At least according to one reviewer. He's uptight. I am so jazzed for this flick "30 Days Of Night". It's based on a comic book about an Alaskan town that has night for a month and some vampires (quite brilliantly) realize, hey, what a perfect place to obtain some hemoglobin! Yeah, so I like cheesy horror flicks. I'm not up in the Florida suburbs telling people I'm a vampire and offing my girlfriend's parents and looking to drink blood out in the woods at a makeshift altar. I'm a geek, but even we have our limits. I'm not thinking I'm Modread, Duke of Darkness And Limpdickery or anything.
Yet while the flick is a huge cut above most of the gore fests passing themselves off as scary movies today, the premise and its repetitive gimmicks gradually grow as monotonous as, well, 30 days of night.You can only see so many snarling hissy fits by vampires with perpetually bloody chins before they start looking less like monsters and more like ill-tempered circus clowns whose makeup is running.
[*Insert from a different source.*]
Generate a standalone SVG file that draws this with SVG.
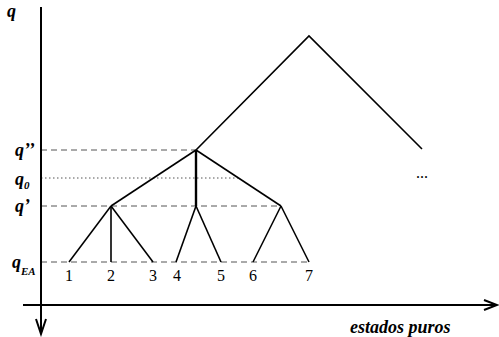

No, you can't! You can watch vampires run around and off people, and humans fight back for hours! That shit is boss! Here's some pics of the premiere. I don't get why Josh Hartnett gets so much trim, unless he's learned hypnosis or has some sort of firearm. And there was more than the usual pack of weirdos at this one. Bai Ling is such a neo maxie zoon dweebie. And Melissa George is in the movie and taking the goth thing a little too far. I know you were plain on "Alias' but let's not have the pendulum swinging out the damn window and crashing onto the street below, Dita.
More photos (Josh Hartnett, Bai Ling, Melissa George, Helena Christensen, Sam Raimi, Lucy Lawless) from the Los Angeles Premiere of '30 Days of Night' at Grauman's Chinese Theatre in Hollywood after the jump.

































stolidog says:
Josh is a stud.
what is ms. lawless wearing?
me me me says:
Where does the phrase "Neo Maxie Zoom Dweebie" come from...it's driving me mental that I can't remember!
silvarga says:
OK OK. Melissa George may be overdressed for such a B-list movie. But I think you may have missed the TRUE fug here. I mean, WHAT THE F*CK kind of "Heather Has Two SOCCER Mommies and They're Both Stuck in the 80's" outfit is Lucy Lawless wearing?
She's worn pantsuits on Battlestar Galactica so it's not like she doesn't know good from bad. TEAL SLACKS with PLEATS? What is with that tie? Is this supposed to be some kind of homage to Chastity Bono? Is she moonlighting later as the bongo player in an all-lesbian Miami Sound Machine cover band?
stolidog says:
as an aside, totes can't wait for this movie.
"they're using her as bait"
blah says:
Can someone tell me what in the sam hell happened to Helena Christensen? What happened to the boy-undie wearing, frolicking, making-out with Chris Issac, sand getting in the darndest places Helena? That chick was beautiful; this one looks like her face is melting at an uneven rate.
-A says:
Ok, Love Lucy, but what the hell is she wearing? Do they not have fashion in New Zeland? And Bai Ling? I think that's the most clothes I've ever seen her wear anywhere near a red carpet. But...Helena, oy, this was a model at one time? That's like a walking advert for sun screen and anti wrinkle cream.
angel says:
Love Lucy, hate that outfit.
Charis.xX says:
Yup, that's our Luce! Nice. Heh heh. You gotta love her. I know I do. Men's clothes or not! xX
M kate says:
holy crap! wtf happened to helana's face? she is looking old as hell. she was soo gorgeous. i mean, she's not ugly now but she's aging at the speed of light.